Alto y claro
José Antonio Carrizosa
Bárbara, el Rey, Jekyll y Hyde
Cuando fue nombrado por Franco sucesor -"a título de Rey", como se decía entonces- el prestigio de Juan Carlos de Borbón era inexistente. Despreciado hasta el insulto por los falangistas, odiado por la izquierda como apéndice del dictador, criticado con saña en el Ejército e ignorado por las élites que se enriquecían bajo el paraguas del franquismo, sólo el anciano general y el grupo de tecnócratas que se agrupaban en torno al almirante Carrero Blanco parecían conceder algo de crédito a aquella operación, en principio destinada a perpetuar la dictadura cuando faltara el dictador.
En el culmen de su reinado -que por ponerle fecha se puede situar en el 1992 de los Juegos de Barcelona y la Expo de Sevilla- Juan Carlos era la representación de una España moderna y pujante.
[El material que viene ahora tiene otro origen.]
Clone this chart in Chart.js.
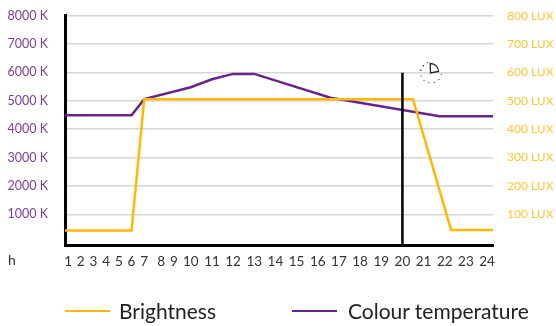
<!DOCTYPE html>
<html>
<head>
<meta charset="utf-8">
<style>
    html, body { margin: 0; background: #fff; }
    #wrap { position: relative; width: 556px; height: 326px; overflow: hidden; }
    #legend { position: absolute; left: 65px; top: 299px; display: flex; font: 21px Lato, sans-serif; color: #222; line-height: 24px; }
    #legend div { display: flex; align-items: center; }
    #legend i { display: block; width: 45px; height: 2.5px; margin-right: 9px; }
    #legend div + div { position: absolute; left: 227px; white-space: nowrap; }
    #legend div + div i { margin-right: 11px; }
</style>
</head>
<body>
<div id="wrap">
    <canvas id="chart"></canvas>
    <div id="legend"></div>
</div>
<script src="https://cdn.jsdelivr.net/npm/chart.js@4"></script>
<script>
const hourLabels = [1, 2, 3, 4, 5, 6, 7, 8, 9, 10, 11, 12, 13, 14, 15, 16, 17, 18, 19, 20, 21, 22, 23, 24];
// the printed hours are not evenly spaced, relative gap after each one
const hourGaps = [3, 3, 3, 3, 3, 3, 4, 3, 4, 5, 5, 5, 5, 5, 5, 5, 5, 5, 5, 5, 5, 5, 5];

const kelvinTicks = [1000, 2000, 3000, 4000, 5000, 6000, 7000, 8000];
const luxTicks = [100, 200, 300, 400, 500, 600, 700, 800];

const brightnessHours = [0.76, 6, 7, 20.5, 22.3, 24.28];
const brightnessLux = [43, 43, 506, 506, 45, 45];

const colourHours = [0.76, 6, 7, 10, 11, 12, 13, 16.6, 21.75, 24.28];
const colourKelvin = [4490, 4490, 5060, 5480, 5760, 5950, 5950, 5110, 4460, 4460];

const nowHour = [20, 20];
const nowKelvin = [-90, 5990];

const purple = '#68268a';
const yellow = '#ffb900';

const zip = (xs, ys) => xs.map((x, i) => ({ x, y: ys[i] }));

// linear scale that follows the uneven spacing of the hour labels
class HourScale extends Chart.LinearScale {
    static id = 'hours';
    static defaults = Chart.LinearScale.defaults;

    units(value) {
        const first = hourLabels[0];
        if (value < first) return (value - first) * hourGaps[0];
        let total = 0;
        for (let i = 0; i < hourGaps.length; i++) {
            const step = Math.min(value - hourLabels[i], 1);
            total += step * hourGaps[i];
            if (step < 1) return total;
        }
        return total + (value - hourLabels[hourLabels.length - 1]) * hourGaps[hourGaps.length - 1];
    }

    getPixelForValue(value) {
        const start = this.units(this.min);
        const end = this.units(this.max);
        return this.getPixelForDecimal((this.units(value) - start) / (end - start));
    }
}
Chart.register(HourScale);

const extras = {
    id: 'extras',
    afterDraw(chart) {
        const ctx = chart.ctx;
        ctx.save();
        // axis name for the hours
        ctx.font = '14px Lato';
        ctx.fillStyle = '#333';
        ctx.textBaseline = 'middle';
        ctx.fillText('h', 8, 260);

        // little clock next to the marker line
        const cx = 431, cy = 72.5;
        ctx.fillStyle = '#222';
        for (let i = 0; i < 12; i++) {
            const a = i * Math.PI / 6;
            if (i >= 9 && i <= 11) continue;
            ctx.fillRect(cx + Math.cos(a + 0.2) * 10.5 - 0.5, cy + Math.sin(a + 0.2) * 10.5 - 0.5, 1, 1);
        }
        ctx.fillRect(cx - 10.5, cy - 3, 1, 1);
        ctx.fillRect(cx - 8, cy - 7, 1, 1);
        ctx.strokeStyle = '#222';
        ctx.lineWidth = 1.3;
        ctx.beginPath();
        ctx.moveTo(cx - 0.5, cy + 0.5);
        ctx.lineTo(cx - 0.8, cy - 9);
        ctx.arc(cx - 0.5, cy - 1, 8, -Math.PI / 2, 0);
        ctx.closePath();
        ctx.stroke();
        ctx.restore();
    }
};

// tick padding should not push the plot area down
const fitAxis = width => scale => {
    scale.width = width;
    scale.paddingTop = 0;
    scale.paddingBottom = 0;
};

const chart = new Chart(document.getElementById('chart'), {
    type: 'line',
    data: {
        datasets: [
            {
                label: 'Brightness',
                data: zip(brightnessHours, brightnessLux),
                yAxisID: 'lux',
                borderColor: yellow,
                backgroundColor: yellow
            },
            {
                label: 'Colour temperature',
                data: zip(colourHours, colourKelvin),
                yAxisID: 'kelvin',
                borderColor: purple,
                backgroundColor: purple
            },
            {
                label: 'Now',
                data: zip(nowHour, nowKelvin),
                yAxisID: 'kelvin',
                borderColor: '#000',
                order: -1
            }
        ]
    },
    options: {
        responsive: true,
        maintainAspectRatio: false,
        animation: false,
        elements: {
            point: { radius: 0 },
            line: { tension: 0, borderWidth: 2.5, borderCapStyle: 'butt' }
        },
        layout: { padding: { top: 15.7, bottom: 0 } },
        plugins: {
            legend: { display: false },
            tooltip: { enabled: false }
        },
        scales: {
            x: {
                type: 'hours',
                min: 0.76,
                max: 24.28,
                grid: { display: false },
                border: { color: '#000', width: 3 },
                afterBuildTicks: scale => { scale.ticks = hourLabels.map(value => ({ value })); },
                afterFit: scale => { scale.height = 80.7; },
                ticks: {
                    autoSkip: false,
                    maxRotation: 0,
                    padding: 0,
                    color: '#333',
                    font: { family: 'Lato', size: 13.5 },
                    callback: value => String(value)
                }
            },
            kelvin: {
                position: 'left',
                min: -90,
                max: 8000,
                grid: { color: '#d6d6d6', lineWidth: 1.5, drawTicks: false },
                border: { color: '#000', width: 3 },
                afterBuildTicks: scale => { scale.ticks = kelvinTicks.map(value => ({ value })); },
                afterFit: fitAxis(65),
                ticks: {
                    padding: 17,
                    color: '#7b3f98',
                    font: { family: 'Lato', size: 12.5 },
                    callback: value => value + ' K'
                }
            },
            lux: {
                position: 'right',
                min: -9,
                max: 800,
                grid: { display: false, drawTicks: false },
                border: { display: false },
                afterBuildTicks: scale => { scale.ticks = luxTicks.map(value => ({ value })); },
                afterFit: fitAxis(63),
                ticks: {
                    padding: 14,
                    color: '#ffc533',
                    font: { family: 'Lato', size: 12 },
                    callback: value => value + ' LUX'
                }
            }
        }
    },
    plugins: [extras]
});

// legend sits in the page so the two entries can keep their wide gap
document.getElementById('legend').innerHTML = chart.data.datasets.slice(0, 2).map(ds => `
    <div><i style="background:${ds.borderColor}"></i><span>${ds.label}</span></div>
`).join('');
</script>
</body>
</html>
Muy pocos jefes de Estado en el mundo gozaban de un prestigio tan sólido y el Rey podía hablarle de tú a tú a un presidente de Estados Unidos o una reina de Inglaterra. Bajo su reinado, España se había incorporado al mundo democrático, había transformado en muy pocos años su estructura política, económica y social, había creado potentes multinacionales y era una voz tenida en cuenta en Europa. España, bajo el reinado de Juan Carlos I, era un éxito reconocido en todo el planeta.
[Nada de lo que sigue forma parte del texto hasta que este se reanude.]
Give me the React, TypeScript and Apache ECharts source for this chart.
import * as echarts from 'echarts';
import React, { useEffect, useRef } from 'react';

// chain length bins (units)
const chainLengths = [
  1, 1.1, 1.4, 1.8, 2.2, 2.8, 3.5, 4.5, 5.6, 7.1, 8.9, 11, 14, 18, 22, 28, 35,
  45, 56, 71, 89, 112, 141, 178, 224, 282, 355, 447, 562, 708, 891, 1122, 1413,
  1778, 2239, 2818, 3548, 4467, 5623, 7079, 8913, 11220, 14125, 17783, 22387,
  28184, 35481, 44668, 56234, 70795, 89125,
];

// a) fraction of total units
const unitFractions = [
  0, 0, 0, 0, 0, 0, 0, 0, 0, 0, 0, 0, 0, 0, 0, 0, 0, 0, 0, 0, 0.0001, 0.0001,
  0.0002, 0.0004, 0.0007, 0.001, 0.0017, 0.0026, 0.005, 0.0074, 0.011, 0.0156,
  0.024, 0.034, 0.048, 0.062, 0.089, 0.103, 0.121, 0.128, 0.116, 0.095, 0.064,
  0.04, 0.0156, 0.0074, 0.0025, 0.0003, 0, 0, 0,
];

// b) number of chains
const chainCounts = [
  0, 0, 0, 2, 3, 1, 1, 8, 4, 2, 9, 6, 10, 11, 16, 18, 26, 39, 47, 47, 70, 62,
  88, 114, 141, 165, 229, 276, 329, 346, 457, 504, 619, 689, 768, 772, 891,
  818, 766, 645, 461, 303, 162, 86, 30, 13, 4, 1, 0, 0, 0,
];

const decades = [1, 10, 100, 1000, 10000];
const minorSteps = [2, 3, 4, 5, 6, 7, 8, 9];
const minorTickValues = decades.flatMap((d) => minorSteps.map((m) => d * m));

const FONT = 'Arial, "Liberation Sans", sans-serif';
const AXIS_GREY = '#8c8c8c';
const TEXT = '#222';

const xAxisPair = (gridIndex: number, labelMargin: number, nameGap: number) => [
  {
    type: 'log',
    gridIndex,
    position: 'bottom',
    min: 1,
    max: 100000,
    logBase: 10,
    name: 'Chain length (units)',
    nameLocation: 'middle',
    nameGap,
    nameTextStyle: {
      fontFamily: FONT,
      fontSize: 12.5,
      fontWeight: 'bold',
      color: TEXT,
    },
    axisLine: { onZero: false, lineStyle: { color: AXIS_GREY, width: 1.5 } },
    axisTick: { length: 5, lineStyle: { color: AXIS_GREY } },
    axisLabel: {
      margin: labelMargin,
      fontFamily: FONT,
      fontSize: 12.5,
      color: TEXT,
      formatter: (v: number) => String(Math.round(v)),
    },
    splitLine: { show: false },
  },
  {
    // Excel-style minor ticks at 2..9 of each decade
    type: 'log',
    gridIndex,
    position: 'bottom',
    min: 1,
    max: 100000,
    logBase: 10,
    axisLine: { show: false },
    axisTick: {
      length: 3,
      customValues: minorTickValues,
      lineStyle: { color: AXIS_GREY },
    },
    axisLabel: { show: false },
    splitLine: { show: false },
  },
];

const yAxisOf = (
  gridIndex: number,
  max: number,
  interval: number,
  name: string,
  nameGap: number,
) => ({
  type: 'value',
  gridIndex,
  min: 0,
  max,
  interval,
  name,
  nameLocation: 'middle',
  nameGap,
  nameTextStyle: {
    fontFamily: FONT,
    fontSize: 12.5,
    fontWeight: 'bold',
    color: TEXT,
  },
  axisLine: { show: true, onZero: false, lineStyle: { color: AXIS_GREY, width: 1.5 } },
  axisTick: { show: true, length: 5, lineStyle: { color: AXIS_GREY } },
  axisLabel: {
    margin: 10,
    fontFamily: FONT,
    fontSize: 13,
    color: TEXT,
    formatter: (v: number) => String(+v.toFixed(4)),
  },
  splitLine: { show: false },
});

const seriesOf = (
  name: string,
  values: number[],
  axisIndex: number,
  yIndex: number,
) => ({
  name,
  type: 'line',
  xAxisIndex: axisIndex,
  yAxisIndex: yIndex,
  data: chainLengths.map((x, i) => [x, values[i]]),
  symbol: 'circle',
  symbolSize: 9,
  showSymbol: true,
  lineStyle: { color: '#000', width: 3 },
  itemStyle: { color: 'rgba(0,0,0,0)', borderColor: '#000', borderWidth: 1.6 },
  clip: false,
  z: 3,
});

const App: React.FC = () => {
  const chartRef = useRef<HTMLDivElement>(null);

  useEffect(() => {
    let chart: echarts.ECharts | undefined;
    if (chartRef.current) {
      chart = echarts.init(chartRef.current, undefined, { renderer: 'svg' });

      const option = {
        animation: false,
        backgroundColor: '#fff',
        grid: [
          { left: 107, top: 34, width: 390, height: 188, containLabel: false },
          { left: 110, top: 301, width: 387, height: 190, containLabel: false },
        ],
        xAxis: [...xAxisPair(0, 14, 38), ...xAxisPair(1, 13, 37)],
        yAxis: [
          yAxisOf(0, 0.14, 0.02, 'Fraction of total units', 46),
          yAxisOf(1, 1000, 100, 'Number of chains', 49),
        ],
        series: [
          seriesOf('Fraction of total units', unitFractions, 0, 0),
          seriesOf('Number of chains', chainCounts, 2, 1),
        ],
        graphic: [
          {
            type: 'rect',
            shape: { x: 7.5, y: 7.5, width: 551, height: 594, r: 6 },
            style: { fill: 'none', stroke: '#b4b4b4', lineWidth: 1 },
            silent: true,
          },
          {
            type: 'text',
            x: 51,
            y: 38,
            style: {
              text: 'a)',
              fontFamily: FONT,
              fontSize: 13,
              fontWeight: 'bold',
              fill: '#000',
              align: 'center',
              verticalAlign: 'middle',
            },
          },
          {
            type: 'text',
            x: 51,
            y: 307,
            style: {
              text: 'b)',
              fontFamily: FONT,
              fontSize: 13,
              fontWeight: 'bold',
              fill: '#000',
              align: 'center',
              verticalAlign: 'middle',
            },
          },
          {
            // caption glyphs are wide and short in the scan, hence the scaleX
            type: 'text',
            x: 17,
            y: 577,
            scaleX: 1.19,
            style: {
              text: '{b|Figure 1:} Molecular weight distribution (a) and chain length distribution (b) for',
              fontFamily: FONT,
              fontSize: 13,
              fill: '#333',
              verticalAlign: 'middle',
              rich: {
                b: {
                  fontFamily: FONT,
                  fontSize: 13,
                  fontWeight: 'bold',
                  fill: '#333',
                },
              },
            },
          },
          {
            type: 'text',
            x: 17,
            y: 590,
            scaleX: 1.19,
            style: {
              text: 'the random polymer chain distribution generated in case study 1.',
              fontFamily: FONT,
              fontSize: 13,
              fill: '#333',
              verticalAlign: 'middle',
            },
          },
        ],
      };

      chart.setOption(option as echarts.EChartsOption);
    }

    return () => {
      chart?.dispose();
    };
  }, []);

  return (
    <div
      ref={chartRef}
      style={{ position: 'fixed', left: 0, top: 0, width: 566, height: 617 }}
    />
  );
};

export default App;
Cuando la semana pasada la Fiscalía del Estado filtra, en una decisión con más carga política que jurídica, que se disponía a archivar las investigaciones abiertas en torno a las actividades financieras del Rey emérito, Juan Carlos lleva más de un año viviendo fuera de su país, al amparo de una de las teocracias del Golfo Pérsico. Su desprestigio alcanza cotas difícilmente imaginables. Desde el desgraciado incidente de Botsuana y Corinna, con su patética petición de perdón incluida, su vida se ha deslizado por una pendiente de descrédito que parece no tener fin: cada cosa que se sabe sobre él empeora la anterior.
Uno de los reinados más fecundos de la Historia de España ha quedado empañado y el daño infligido a la Corona, enorme en cualquier caso, sólo se ve atenuado por la labor ejemplar como Jefe del Estado que desarrolla su hijo y heredero. La torpeza histórica de Juan Carlos no tiene precedentes. Él fue el que con inteligencia e instinto construyó el reinado que trajo la democracia y décadas de progreso y bienestar. Pero también fue él quien se encargó de dilapidar ese capital y el único responsable de cómo están transcurriendo los últimos años de su vida. La Historia ya le está pasando factura.